5. What role do first impressions play in UX as a business metric?


First impressions are powerful. Research shows it takes only 50 milliseconds (0.05 seconds) for users to form an opinion about a website or app. And a staggering 94% of those first impressions are based on design and usability.

  • If a site loads slowly, trust erodes immediately.

  • If navigation is confusing, users exit before exploring further.

  • If mobile responsiveness is poor, users abandon at record rates.


This means UX is now directly tied to brand credibility and market positioning. Businesses that treat UX as a measurable first impression metric outperform those that ignore it.


6. What metrics can companies use to measure UX success?


The most common UX metrics now tracked by enterprises include:

  • Task Success Rate (TSR): % of users completing a task without errors.

  • Time on Task (ToT): How long users take to complete critical actions.

  • Error Rate: Frequency of mistakes, drop-offs, or confusion points.

  • Conversion Rate (CR): % of users completing purchases, sign-ups, or other goals.

  • Retention & Churn Rates: Indicators of loyalty vs. abandonment.

  • Customer Satisfaction (CSAT): Survey scores after interactions.

  • Net Promoter Score (NPS): Likelihood to recommend the brand.

  • Load Time & Mobile Responsiveness: Key to mobile UX success.

Tracking these ensures UX-first thinking translates into quantifiable business outcomes.


7. How does UX reduce operational costs for businesses?


Bad UX is expensive. It causes:

  • More support tickets (users needing help).

  • Higher cart abandonment, leading to lost sales.

  • Expensive post-launch fixes instead of addressing issues during design.
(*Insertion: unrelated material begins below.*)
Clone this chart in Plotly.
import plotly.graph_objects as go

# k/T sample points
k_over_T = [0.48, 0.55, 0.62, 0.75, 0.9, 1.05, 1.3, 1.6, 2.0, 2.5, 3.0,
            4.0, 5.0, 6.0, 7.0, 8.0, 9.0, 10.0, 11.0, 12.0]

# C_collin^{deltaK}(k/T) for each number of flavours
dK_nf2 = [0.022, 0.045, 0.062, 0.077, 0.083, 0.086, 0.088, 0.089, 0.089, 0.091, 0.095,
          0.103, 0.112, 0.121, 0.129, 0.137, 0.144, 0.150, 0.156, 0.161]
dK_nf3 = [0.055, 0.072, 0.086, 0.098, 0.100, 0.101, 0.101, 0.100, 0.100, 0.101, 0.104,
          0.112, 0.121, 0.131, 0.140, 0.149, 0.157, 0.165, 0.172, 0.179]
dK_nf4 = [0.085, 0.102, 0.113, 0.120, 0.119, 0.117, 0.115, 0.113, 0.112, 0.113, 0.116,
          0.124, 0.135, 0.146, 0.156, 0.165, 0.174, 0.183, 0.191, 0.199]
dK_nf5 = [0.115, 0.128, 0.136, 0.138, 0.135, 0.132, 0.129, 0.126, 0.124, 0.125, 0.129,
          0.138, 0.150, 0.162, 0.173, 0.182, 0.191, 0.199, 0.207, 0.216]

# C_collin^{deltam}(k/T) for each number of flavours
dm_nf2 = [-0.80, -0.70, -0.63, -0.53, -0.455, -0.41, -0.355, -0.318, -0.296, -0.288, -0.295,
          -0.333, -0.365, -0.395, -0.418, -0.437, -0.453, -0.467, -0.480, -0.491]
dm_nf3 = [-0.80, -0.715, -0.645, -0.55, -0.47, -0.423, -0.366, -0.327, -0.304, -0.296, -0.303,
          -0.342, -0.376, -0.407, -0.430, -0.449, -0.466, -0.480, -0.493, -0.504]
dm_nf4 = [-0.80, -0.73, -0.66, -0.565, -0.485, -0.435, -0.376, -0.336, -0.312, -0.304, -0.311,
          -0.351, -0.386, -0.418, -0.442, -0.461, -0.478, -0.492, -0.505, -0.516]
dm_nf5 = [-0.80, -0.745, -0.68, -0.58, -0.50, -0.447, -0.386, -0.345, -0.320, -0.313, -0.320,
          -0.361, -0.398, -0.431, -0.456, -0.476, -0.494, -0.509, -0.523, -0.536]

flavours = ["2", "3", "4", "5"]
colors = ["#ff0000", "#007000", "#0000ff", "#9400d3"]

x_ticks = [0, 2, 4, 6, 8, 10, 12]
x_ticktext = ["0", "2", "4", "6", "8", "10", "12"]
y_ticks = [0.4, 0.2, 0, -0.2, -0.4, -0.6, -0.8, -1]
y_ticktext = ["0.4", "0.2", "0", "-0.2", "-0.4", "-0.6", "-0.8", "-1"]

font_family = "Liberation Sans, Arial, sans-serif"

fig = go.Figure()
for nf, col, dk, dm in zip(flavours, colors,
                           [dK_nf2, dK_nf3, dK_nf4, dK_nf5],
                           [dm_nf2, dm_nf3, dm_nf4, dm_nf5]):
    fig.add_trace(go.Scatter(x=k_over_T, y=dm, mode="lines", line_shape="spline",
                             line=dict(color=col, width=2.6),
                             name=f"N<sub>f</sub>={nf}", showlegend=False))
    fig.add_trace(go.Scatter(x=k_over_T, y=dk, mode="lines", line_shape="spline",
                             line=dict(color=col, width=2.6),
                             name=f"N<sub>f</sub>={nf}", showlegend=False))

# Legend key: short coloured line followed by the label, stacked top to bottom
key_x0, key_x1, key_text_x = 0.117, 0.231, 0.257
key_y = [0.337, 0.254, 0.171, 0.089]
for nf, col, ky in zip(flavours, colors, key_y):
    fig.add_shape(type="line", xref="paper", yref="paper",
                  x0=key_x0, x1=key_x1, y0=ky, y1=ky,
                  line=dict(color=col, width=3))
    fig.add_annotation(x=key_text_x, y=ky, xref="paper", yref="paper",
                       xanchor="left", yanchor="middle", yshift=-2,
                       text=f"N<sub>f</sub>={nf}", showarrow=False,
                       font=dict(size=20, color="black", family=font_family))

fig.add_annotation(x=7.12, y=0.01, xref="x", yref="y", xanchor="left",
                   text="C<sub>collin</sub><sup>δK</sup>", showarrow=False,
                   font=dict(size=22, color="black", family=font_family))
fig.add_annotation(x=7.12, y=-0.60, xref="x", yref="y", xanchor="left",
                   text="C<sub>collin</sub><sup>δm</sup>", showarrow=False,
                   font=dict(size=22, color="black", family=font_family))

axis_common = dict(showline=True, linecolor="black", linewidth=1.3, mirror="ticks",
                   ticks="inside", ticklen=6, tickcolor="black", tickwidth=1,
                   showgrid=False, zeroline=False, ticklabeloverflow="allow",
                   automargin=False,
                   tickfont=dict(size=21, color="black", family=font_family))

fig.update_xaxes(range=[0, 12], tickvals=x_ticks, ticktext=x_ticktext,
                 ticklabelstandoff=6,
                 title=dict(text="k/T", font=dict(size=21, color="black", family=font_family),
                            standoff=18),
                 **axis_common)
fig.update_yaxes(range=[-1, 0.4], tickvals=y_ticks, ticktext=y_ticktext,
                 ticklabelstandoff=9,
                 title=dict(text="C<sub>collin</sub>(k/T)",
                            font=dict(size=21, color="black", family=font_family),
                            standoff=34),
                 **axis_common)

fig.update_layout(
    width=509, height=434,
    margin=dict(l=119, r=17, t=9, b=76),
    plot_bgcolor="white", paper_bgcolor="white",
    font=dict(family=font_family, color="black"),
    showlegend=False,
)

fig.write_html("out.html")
By investing in usability testing, prototyping, and early UX research, companies save money. Fixing issues during design is 10× cheaper than fixing them after launch. Moreover, well-designed interfaces reduce the need for customer support, lowering operational costs while improving satisfaction.


8. How does UX-first thinking impact mobile and multi-device experiences?


With over 60% of global internet traffic coming from mobile devices, mobile UX is now a business-critical metric. Customers expect seamless, responsive, and fast-loading experiences across phones, tablets, and desktops.

  • 53% of users abandon a mobile site if it takes longer than 3 seconds to load.

  • Apps with intuitive mobile UX see 2× higher retention rates than those without.


Businesses that prioritize UX-first mobile design gain a significant edge in customer loyalty and sales.


9. How do businesses align UX metrics with business KPIs?


The key is mapping UX improvements to tangible business outcomes. For example:

  • Reducing time on task by 20% → Faster onboarding → Lower churn.

  • Improving checkout UX → Higher conversion → Increased revenue.

  • Reducing error rates in SaaS dashboards → Fewer support tickets → Lower costs.

  • Enhancing accessibility → Expanded customer base → New market reach.


When UX-first metrics appear in executive dashboards alongside revenue, retention, and cost-saving metrics, leaders treat them as strategic drivers, not design extras.


10. What is the ROI of investing in UX-first strategies?


UX has one of the highest returns on investment (ROI) in digital transformation. According to Forrester Research:

  • Every $1 invested in UX yields $100 in return on average.

  • Companies that invest in UX reduce development costs by up to 50%.

  • Design-driven companies outperform non-design peers by 200% on the stock market.


This proves UX-first thinking is not a cost—it’s an investment multiplier. Businesses that quantify UX ROI find it easier to secure leadership buy-in and long-term funding.